Looking forward to 2020, decreasing acres in the state is driving the diversity of the wheat crop grown. Many producers are looking at Identity Preserved programs to create a unique niche market and set their product apart from others. Nebraska will also see hard red spring and soft red winter wheat added to the growing season.
“Farmers are implementing these varieties to diversify their crop and open themselves up to other markets,” Morton said. “Overall, producers are looking into higher value markets, not necessarily taking the traditional route.”
Nebraska exports 50% of its wheat crop and this upcoming year promises both challenges and opportunities for producers, Morton said.

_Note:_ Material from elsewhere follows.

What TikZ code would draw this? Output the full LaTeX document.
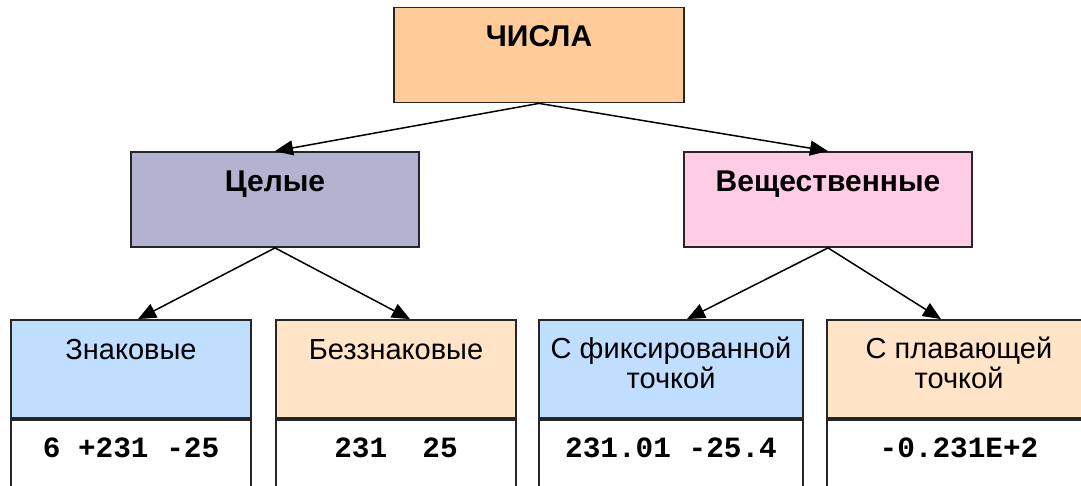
\documentclass[tikz,border=0pt]{standalone}
\usepackage{fontspec}
\setmainfont{Liberation Sans}
\setmonofont{Liberation Mono}
\usepackage{tikz}
\usetikzlibrary{arrows.meta,positioning}
\definecolor{peach}{HTML}{FFCC99}
\definecolor{lavender}{HTML}{B3B3D1}
\definecolor{pinkish}{HTML}{FFCCE6}
\definecolor{skyblue}{HTML}{C0DEFF}
\definecolor{lightpeach}{HTML}{FFE4C8}
\tikzstyle{block} = [rectangle, draw=black!85, line width=0.9pt, inner sep=0pt,
    minimum width=145pt, minimum height=47.5pt]
\tikzstyle{leaf} = [block, minimum width=120pt, minimum height=49pt]
\tikzstyle{numbox} = [rectangle, draw=black!85, line width=0.9pt, fill=white,
    inner sep=0pt, minimum height=41pt]
\tikzstyle{head} = [anchor=base, font=\bfseries\fontsize{15}{18}\selectfont]
\tikzstyle{kind} = [anchor=base, align=center, font=\fontsize{14.5}{15}\selectfont]
\tikzstyle{num} = [anchor=base, font=\ttfamily\bfseries\fontsize{14.7}{17}\selectfont]
\tikzstyle{line} = [draw, line width=0.75pt, -{Triangle[length=9pt,width=7.5pt]}]

\begin{document}
\begin{tikzpicture}[x=0.5pt,y=-0.5pt, node distance=0pt]
  \useasboundingbox (0,0) rectangle (1081,486);
  \clip (0,0) rectangle (1081,486);
  % nodes
  \node [block, fill=peach] (chisla) at (539,55) {};
  \node [block, fill=lavender, minimum width=144pt] (celye) at (275,199.5) {};
  \node [block, fill=pinkish, minimum width=144pt] (vesch) at (828,199.5) {};
  \node [leaf, fill=skyblue] (znak) at (131,369) {};
  \node [leaf, fill=lightpeach] (bezznak) at (396,369) {};
  \node [leaf, fill=skyblue, minimum width=132pt] (fix) at (671,369) {};
  \node [leaf, fill=lightpeach, minimum width=132pt] (float) at (959,369) {};
  \node [numbox, minimum width=120pt, below=of znak] (znaknum) {};
  \node [numbox, minimum width=120pt, below=of bezznak] (bezznaknum) {};
  \node [numbox, minimum width=132pt, below=of fix] (fixnum) {};
  \node [numbox, minimum width=132pt, below=of float] (floatnum) {};
  % texts
  \node [head] (chislatxt) at ([yshift=-20pt]chisla.north) {ЧИСЛА};
  \node [head] (celyetxt) at ([yshift=-20pt]celye.north) {Целые};
  \node [head] (veschtxt) at ([yshift=-20pt]vesch.north) {Вещественные};
  \node [kind] (znaktxt) at ([yshift=-20pt]znak.north) {Знаковые};
  \node [kind] (bezznaktxt) at ([yshift=-20pt]bezznak.north) {Беззнаковые};
  \node [kind] (fixtxt) at ([yshift=-34.5pt]fix.north) {С фиксированной\\точкой};
  \node [kind] (floattxt) at ([yshift=-34.5pt]float.north) {С плавающей\\точкой};
  \node [num] (znakval) at ([yshift=-19.5pt]znaknum.north) {6 +231 -25};
  \node [num] (bezznakval) at ([yshift=-19.5pt]bezznaknum.north) {231\ \ 25};
  \node [num] (fixval) at ([yshift=-19.5pt]fixnum.north) {231.01 -25.4};
  \node [num] (floatval) at ([yshift=-19.5pt]floatnum.north) {-0.231E+2};
  % edges
  \path [line] (chisla.south) -- (celye.north);
  \path [line] (chisla.south) -- (vesch.north);
  \path [line] (celye.south) -- ([xshift=3.5pt]znak.north);
  \path [line] (celye.south) -- ([xshift=7pt]bezznak.north);
  \path [line] (vesch.south) -- ([xshift=8pt]fix.north);
  \path [line] (vesch.south) -- ([xshift=-9pt]float.north);
\end{tikzpicture}
\end{document}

“Federal trade policy and trade with China continue to be ongoing issues that we are monitoring,” she said. “Passing USMCA and getting it in place would be an asset to our industry, so we continue to urge Congress to take action.”
Brazil recently implemented a 24-year-old Tariff Rate Quota, allowing 750,000 metric tons of wheat imports into the country which is a big win for United States wheat farmers. The NWB will also continue to work closely with Mexico, their best market, Morton said.
Domestically, the Board is looking into IP programs that will serve their customers with higher quality wheat while also giving a better return on investment to producers.
“In 2020, we look forward to continuing the work we are doing in terms of educational and promotional events, trade policy and research and development,” Schaneman said.